Per William Nonnis, esperto blockchain e analista tecnico del Consiglio dei Ministri, si tratta di “un problema strutturale, amplificato dai social. Ad esempio, manifestare è un diritto, nei termini stabiliti dalle leggi e nel rispetto reciproco e civico. Invece i social hanno solo amplificato, e Telegram è lo strumento più utilizzato in questi casi. Il ministro Piantedosi tiene sott’occhio Telegram, perché è lo strumento più utilizzato per l’organizzazione di queste manifestazioni.”

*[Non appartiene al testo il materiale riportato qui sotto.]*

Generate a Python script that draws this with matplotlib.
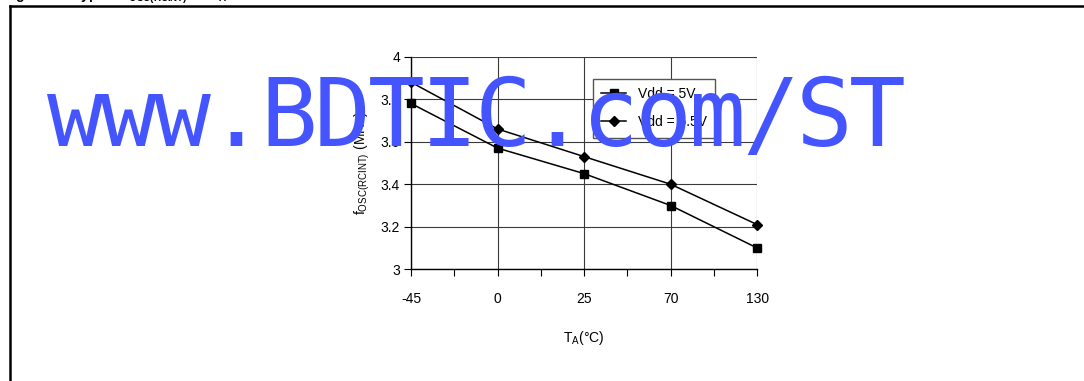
import matplotlib
matplotlib.use("Agg")
import numpy as np
from matplotlib import pyplot as plt
from matplotlib.lines import Line2D
from matplotlib.ticker import FuncFormatter

# data
temps = ["-45", "0", "25", "70", "130"]
f_vdd_5v = [3.78, 3.57, 3.45, 3.30, 3.10]
f_vdd_55v = [3.88, 3.66, 3.53, 3.40, 3.21]
series_labels = ["Vdd = 5V", "Vdd = 5.5V"]
y_ticks = [3, 3.2, 3.4, 3.6, 3.8, 4]
caption = r"Figure 21. Typical f$_{\mathbf{OSC(RCINT)}}$ vs T$_{\mathbf{A}}$"
watermark = "www.BDTIC.com/ST"

plt.rcParams["font.family"] = ["Liberation Sans", "DejaVu Sans"]
plt.rcParams["mathtext.fontset"] = "custom"
plt.rcParams["mathtext.rm"] = "Liberation Sans"
plt.rcParams["mathtext.it"] = "Liberation Sans:italic"
plt.rcParams["mathtext.bf"] = "Liberation Sans:bold"

W, H = 1084, 381
fig = plt.figure(figsize=(W / 100, H / 100), dpi=100)

# frame around the figure (only left and top edges are inside the crop)
fig.add_artist(Line2D([10 / W, 10 / W], [-0.1, 1 - 6 / H], transform=fig.transFigure,
                      color="black", lw=1.8))
fig.add_artist(Line2D([10 / W, 1.1], [1 - 6 / H, 1 - 6 / H], transform=fig.transFigure,
                      color="black", lw=1.8))
fig.text(3 / W, 1.0, caption, fontsize=10, fontweight="bold", va="baseline")

ax = fig.add_axes([411 / W, 1 - 269.3 / H, 346.3 / W, 212.6 / H])
x = np.arange(len(temps))
ax.plot(x, f_vdd_5v, color="black", lw=1.1, marker="s", ms=6,
        label=series_labels[0], clip_on=False, zorder=3)
ax.plot(x, f_vdd_55v, color="black", lw=1.1, marker="D", ms=5,
        label=series_labels[1], clip_on=False, zorder=3)

ax.set_xlim(0, len(temps) - 1)
ax.set_ylim(3, 4)
ax.set_xticks(x)
ax.set_xticklabels(temps)
ax.set_xticks(x[:-1] + 0.5, minor=True)
ax.set_yticks(y_ticks)
ax.yaxis.set_major_formatter(FuncFormatter(lambda v, p: f"{v:g}"))

ax.grid(True, which="major", color="#3a3a3a", lw=0.8)
ax.set_axisbelow(True)
for side in ["top", "right"]:
    ax.spines[side].set_visible(False)
for side in ["left", "bottom"]:
    ax.spines[side].set_color("black")
    ax.spines[side].set_linewidth(1.0)

ax.tick_params(axis="both", which="both", direction="out", length=5, width=0.8,
               colors="black", labelsize=10)
ax.tick_params(axis="x", which="major", pad=11)
ax.tick_params(axis="y", which="major", pad=3)

ax.set_ylabel(r"f$_{\mathrm{OSC(RCINT)}}$ (MHz)", fontsize=10)
ax.yaxis.set_label_coords(-0.113, 0.5)
ax.set_xlabel(r"T$_{\mathrm{A}}$(°C)", fontsize=10)
ax.xaxis.set_label_coords(0.5, -0.28)

leg = ax.legend(loc="upper left", bbox_to_anchor=(592.7 / W, 1 - 79 / H),
                bbox_transform=fig.transFigure, borderaxespad=0, frameon=True,
                fancybox=False, edgecolor="#555555", framealpha=1, fontsize=10,
                handlelength=1.8, handletextpad=0.85, labelspacing=1.0, borderpad=0.6)
leg.get_frame().set_linewidth(1.0)

# overlay watermark, one character per fixed-width cell
for i, ch in enumerate(watermark):
    fig.text((75 + 53.5 * i) / W, 1 - 146 / H, ch, fontsize=68,
             family="DejaVu Sans Mono", color="#4455ff", ha="center",
             va="baseline", zorder=10)

fig.savefig("out.png", dpi=100)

Entrare sui social, come ha spiegato la psicologa Ilaria La Mura, è “come se si venisse catapultati sul palcoscenico, ma non conosciamo e non possiamo controllare quel pubblico. Diventa complicato poter gestire questa amplificazione: è un problema. La società dovrebbe essere incanalata nella gestione dei disagi e delle emozioni, altrimenti troviamo queste persone che si riversano contro chi sale su quel palcoscenico.”
Per la criminologa Maria De Tata, “le ragazze che subiscono body shaming hanno una grandissima probabilità di soffrire di bulimia e anoressia: quegli insulti hanno forti ripercussioni sulle ragazze e sui ragazzi. Purtroppo, i leoni da tastiera, che molto spesso sono persone che non hanno niente da fare, si divertono a fare del male e si scagliano verso chi pubblicamente si mostra. Bisogna spiegare, soprattutto ai più giovani, che anche dietro uno schermo c’è una persona.”